DATASET EXTRACT:
╔══

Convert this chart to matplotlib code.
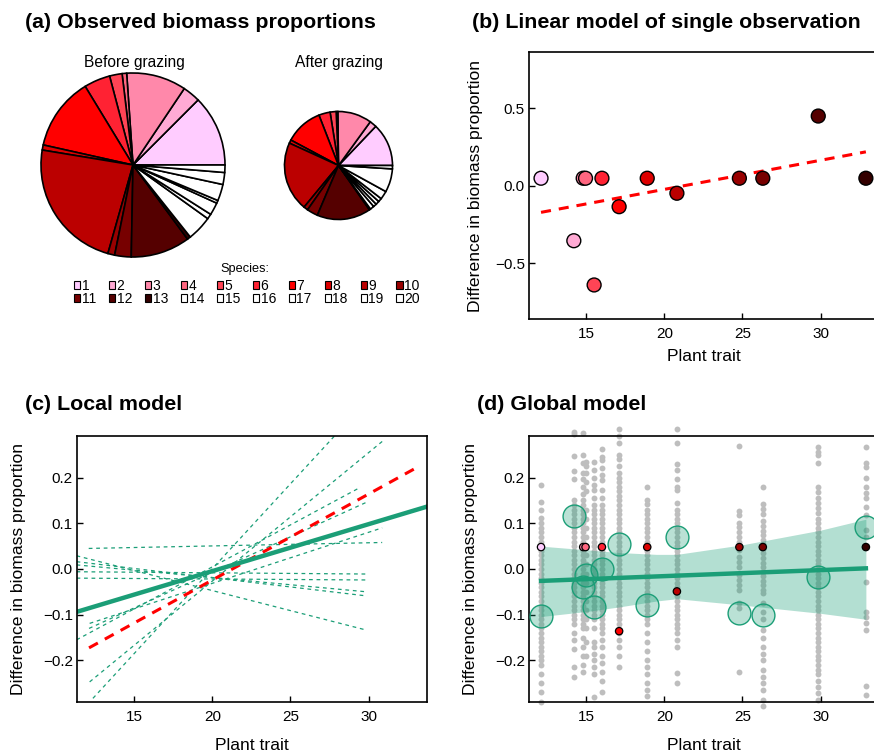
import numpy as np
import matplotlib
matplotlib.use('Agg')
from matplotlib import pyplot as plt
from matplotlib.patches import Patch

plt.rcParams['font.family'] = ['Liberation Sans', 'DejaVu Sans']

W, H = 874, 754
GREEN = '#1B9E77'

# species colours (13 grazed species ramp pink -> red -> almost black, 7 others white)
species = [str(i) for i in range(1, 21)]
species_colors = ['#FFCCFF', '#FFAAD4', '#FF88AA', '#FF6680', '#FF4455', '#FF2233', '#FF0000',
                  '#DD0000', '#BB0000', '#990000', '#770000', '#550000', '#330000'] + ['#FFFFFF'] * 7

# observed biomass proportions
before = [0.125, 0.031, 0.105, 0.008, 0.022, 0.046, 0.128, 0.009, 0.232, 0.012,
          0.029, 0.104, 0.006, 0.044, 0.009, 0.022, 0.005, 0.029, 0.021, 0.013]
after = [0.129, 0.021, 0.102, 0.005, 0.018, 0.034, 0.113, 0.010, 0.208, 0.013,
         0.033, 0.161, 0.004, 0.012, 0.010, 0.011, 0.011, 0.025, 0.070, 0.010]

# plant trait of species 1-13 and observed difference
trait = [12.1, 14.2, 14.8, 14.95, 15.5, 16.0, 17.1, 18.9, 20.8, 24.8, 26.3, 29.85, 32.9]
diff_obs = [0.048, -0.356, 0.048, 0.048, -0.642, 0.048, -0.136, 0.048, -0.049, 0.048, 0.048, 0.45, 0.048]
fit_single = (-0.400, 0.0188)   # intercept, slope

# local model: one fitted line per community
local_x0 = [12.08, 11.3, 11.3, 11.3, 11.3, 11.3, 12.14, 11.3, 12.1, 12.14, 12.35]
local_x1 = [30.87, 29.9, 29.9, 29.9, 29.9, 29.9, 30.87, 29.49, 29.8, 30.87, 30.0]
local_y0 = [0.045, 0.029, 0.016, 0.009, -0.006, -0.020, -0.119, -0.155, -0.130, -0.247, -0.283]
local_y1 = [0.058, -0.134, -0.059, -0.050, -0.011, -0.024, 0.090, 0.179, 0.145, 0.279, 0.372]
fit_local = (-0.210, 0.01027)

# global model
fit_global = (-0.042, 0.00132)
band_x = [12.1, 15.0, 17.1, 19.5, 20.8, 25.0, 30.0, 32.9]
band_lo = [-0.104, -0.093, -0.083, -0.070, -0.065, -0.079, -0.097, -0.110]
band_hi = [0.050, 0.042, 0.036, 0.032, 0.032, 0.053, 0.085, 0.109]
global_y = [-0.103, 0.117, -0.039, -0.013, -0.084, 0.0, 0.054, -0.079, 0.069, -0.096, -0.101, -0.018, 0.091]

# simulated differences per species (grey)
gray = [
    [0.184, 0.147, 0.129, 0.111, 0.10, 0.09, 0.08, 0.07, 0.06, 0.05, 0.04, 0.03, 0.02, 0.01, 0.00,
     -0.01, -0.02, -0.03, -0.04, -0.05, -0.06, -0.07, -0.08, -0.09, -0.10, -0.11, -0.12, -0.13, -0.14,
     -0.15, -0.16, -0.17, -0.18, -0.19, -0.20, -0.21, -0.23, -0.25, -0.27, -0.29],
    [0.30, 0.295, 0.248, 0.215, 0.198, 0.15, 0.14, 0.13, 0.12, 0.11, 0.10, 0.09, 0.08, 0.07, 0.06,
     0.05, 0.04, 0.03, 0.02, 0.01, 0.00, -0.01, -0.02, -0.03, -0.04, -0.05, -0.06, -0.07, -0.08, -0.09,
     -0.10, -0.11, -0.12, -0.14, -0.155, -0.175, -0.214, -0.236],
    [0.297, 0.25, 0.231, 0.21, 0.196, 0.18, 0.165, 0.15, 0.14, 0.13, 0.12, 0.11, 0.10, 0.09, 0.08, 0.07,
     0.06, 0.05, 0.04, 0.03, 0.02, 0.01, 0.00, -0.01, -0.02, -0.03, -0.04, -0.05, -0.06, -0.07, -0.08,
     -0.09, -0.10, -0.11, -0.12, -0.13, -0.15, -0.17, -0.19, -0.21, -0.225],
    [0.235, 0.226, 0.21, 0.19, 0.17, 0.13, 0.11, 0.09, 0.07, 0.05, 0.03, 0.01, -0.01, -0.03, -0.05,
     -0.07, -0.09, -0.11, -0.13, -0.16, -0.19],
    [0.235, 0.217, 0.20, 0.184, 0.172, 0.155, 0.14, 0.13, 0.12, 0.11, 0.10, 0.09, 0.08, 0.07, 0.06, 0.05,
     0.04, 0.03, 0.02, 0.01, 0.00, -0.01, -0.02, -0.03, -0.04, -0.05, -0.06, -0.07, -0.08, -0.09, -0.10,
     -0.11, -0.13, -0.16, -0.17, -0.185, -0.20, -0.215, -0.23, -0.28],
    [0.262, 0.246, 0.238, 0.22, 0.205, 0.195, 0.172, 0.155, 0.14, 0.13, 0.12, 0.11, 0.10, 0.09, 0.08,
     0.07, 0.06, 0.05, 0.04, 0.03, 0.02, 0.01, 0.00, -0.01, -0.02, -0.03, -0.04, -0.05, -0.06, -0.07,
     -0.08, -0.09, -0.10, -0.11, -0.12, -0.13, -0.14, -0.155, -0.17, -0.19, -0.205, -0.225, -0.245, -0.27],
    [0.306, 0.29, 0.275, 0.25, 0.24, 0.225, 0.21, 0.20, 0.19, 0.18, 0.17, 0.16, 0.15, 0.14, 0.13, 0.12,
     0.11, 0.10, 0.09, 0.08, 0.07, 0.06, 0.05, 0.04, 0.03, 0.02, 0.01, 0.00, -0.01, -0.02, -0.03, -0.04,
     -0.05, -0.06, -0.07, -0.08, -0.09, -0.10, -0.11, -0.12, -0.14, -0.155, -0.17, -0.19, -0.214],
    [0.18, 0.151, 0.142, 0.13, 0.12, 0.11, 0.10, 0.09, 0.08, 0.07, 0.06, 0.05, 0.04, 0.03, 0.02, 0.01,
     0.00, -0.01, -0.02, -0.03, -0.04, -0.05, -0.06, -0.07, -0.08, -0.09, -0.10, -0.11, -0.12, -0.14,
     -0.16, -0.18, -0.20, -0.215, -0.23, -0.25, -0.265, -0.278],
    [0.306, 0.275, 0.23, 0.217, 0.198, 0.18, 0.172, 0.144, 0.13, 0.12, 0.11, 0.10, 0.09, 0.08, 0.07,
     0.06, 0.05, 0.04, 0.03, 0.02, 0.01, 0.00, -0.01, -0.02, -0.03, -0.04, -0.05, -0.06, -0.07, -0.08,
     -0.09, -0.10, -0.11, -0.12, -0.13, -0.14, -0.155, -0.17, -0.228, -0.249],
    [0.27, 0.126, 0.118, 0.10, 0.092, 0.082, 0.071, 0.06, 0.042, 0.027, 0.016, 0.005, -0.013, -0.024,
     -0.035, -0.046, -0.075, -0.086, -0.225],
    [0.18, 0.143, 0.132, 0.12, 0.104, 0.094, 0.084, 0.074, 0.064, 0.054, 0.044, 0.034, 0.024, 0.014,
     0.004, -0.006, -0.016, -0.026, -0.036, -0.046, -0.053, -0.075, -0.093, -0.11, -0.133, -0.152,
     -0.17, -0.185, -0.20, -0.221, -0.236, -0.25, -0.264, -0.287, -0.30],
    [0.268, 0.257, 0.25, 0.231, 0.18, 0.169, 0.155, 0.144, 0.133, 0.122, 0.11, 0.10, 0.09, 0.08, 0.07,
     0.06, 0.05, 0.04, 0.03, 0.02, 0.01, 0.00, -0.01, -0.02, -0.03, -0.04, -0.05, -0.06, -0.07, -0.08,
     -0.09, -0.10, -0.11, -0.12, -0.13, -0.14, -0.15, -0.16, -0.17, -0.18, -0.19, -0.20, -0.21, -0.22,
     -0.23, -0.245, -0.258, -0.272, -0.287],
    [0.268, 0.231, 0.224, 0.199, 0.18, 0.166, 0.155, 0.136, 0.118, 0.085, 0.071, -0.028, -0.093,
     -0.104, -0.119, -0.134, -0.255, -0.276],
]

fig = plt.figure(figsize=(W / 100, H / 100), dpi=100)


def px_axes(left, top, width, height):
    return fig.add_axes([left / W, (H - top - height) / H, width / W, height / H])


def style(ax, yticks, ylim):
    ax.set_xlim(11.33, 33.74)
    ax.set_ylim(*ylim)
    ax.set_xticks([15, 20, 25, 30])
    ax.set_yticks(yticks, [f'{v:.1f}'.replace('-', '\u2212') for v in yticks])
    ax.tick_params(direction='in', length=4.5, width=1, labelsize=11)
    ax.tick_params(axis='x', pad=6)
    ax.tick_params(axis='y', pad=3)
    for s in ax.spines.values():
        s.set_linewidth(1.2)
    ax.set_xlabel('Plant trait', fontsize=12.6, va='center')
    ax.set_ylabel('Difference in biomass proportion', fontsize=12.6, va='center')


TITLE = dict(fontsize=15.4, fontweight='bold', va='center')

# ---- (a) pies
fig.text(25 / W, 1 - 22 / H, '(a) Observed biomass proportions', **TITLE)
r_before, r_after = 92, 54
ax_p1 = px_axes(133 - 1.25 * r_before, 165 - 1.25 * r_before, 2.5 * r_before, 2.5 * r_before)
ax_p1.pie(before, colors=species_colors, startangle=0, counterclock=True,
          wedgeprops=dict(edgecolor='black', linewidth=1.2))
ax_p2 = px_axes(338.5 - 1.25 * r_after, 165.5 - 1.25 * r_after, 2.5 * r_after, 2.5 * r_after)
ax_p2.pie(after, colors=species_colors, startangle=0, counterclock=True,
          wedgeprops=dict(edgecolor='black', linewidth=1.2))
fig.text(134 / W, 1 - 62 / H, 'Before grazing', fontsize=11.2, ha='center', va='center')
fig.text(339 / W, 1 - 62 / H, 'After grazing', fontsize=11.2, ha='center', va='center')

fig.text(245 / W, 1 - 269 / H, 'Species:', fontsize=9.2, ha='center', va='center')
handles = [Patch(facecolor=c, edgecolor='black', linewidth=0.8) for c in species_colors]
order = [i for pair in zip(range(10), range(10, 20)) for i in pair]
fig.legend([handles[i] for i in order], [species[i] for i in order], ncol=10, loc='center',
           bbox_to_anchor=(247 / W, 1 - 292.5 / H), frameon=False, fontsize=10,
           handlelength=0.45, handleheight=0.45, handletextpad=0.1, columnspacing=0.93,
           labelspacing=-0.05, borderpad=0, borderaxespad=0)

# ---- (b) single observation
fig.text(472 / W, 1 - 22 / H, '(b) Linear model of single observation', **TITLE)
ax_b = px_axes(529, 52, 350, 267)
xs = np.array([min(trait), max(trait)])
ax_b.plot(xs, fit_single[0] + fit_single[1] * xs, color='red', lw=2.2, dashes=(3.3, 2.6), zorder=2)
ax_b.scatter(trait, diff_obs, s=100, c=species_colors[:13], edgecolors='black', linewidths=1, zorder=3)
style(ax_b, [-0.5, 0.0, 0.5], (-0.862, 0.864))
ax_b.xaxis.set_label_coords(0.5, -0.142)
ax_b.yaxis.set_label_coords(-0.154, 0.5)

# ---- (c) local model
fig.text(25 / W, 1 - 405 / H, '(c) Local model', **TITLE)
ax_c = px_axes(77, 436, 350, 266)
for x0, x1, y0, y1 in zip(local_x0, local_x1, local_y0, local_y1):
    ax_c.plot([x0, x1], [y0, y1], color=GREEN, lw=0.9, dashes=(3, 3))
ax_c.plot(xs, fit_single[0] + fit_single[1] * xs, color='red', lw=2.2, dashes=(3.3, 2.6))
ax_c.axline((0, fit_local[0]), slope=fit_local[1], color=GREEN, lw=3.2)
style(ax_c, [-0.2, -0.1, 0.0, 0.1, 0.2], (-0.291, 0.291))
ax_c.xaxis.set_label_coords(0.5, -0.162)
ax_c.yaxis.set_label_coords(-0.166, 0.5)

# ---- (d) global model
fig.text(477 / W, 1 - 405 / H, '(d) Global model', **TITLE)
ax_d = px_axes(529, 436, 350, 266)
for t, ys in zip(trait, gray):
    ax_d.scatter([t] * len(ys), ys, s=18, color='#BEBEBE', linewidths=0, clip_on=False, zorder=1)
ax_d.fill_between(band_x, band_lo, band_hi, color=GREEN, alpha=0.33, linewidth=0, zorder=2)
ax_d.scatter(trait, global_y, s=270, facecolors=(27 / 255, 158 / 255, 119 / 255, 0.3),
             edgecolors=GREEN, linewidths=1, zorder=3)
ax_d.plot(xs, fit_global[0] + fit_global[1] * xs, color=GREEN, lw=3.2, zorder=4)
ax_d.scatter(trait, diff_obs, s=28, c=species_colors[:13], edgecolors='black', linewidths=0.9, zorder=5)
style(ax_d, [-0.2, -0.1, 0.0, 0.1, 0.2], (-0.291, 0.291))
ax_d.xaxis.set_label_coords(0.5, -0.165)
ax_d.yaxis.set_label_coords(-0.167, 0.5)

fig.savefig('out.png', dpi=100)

╚══

TASK STATEMENT: Select every line in the material above where the string "matplotlib" occurs, and copy it.

ANSWER FOR THE TASK:
Convert this chart to matplotlib code.
import matplotlib
matplotlib.use('Agg')
from matplotlib import pyplot as plt
from matplotlib.patches import Patch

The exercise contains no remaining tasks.